Good idea. We'd also like to hear more about his ideas for improving mediocre public education, extending health insurance to 40 million Americans who now lack it, fixing the unsustainable Social Security and Medicare systems, reducing the role of money in politics, promoting the spread of democracy abroad and shrinking the gap between rich and poor.
Bob Dole, having barked at NBC's Katie Couric and compared the danger of smoking with that of drinking milk, has been hushed for a time by his handlers. He is at work on a blueprint for economic reform.
Good idea. But if he proposes, as reported, big tax cuts as the centerpiece, Dole risks being untrue to himself and his principles. The former Senate majority leader was a fiscally conservative critic of the supply-siders during the Reagan years; he understood the consequences of sharply rising deficits, which the Clinton administration only for now has stemmed.
Dole cannot remain credible on fiscal policy without specifying spending cuts to compensate for the tax cuts he proposes. And specificity on spending cuts could hurt his package's political appeal. If he goes after the big pots of money - entitlements - Democrats might demagogue him into oblivion and GOP congressmen into a minority. What's a befuddled candidate to do?
In spoiler land, meanwhile, Ross Perot looks like he may obligingly "accept" the nomination of the Reform Party that he formed. He has refused to give his challenger, former Colorado governor Richard Lamm, a list of the Reform Party's members so that Lamm can solicit their votes.
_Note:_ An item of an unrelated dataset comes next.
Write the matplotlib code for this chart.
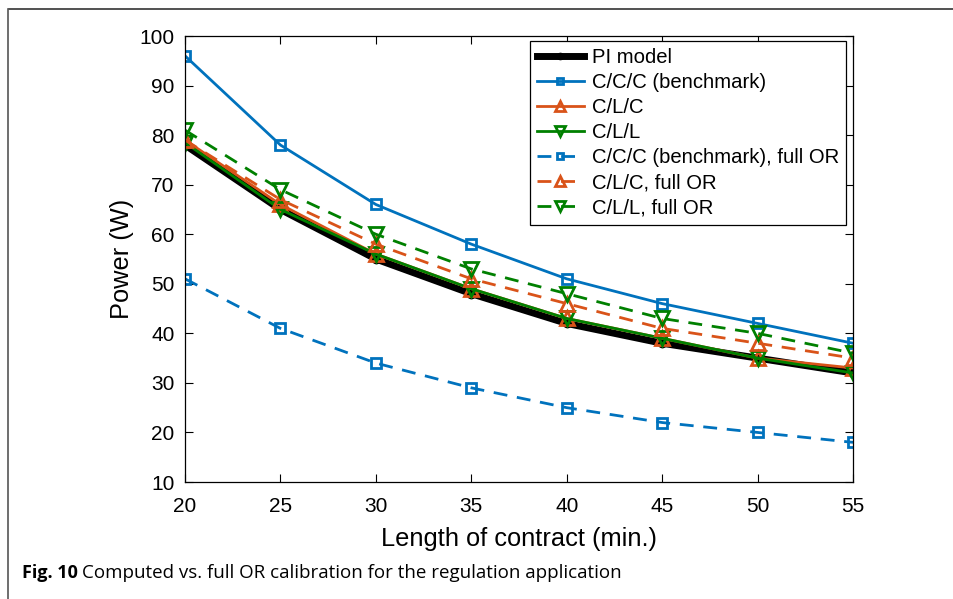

If Perot succeeds in bankrolling his own nomination, the country will get a tiresome platitude-pushing egomaniac for a third-party candidate, instead of a thoughtful critic willing to talk about hard things that the major-party candidates continue to evade - in particular, the need to stop spending so much on the elderly at the expense of the young.
It's a trend - from John Anderson to Paul Tsongas to the sacrificial Lamm - to thank the moralizing gloomsayers for their contributions to the debate before proceeding to dismiss and ignore them.
The Libertarians also will have interesting things, as usual, to say. But we won't hear most of them, for all the distortion-filled, trivializing presidential-campaign ads with which the Democrats and Republicans already are hitting the airwaves.
Oh well. We've still got conventions and debates to look forward to, and more than three months to go before the election. Things could change. And, for another week anyway, the Olympics are on.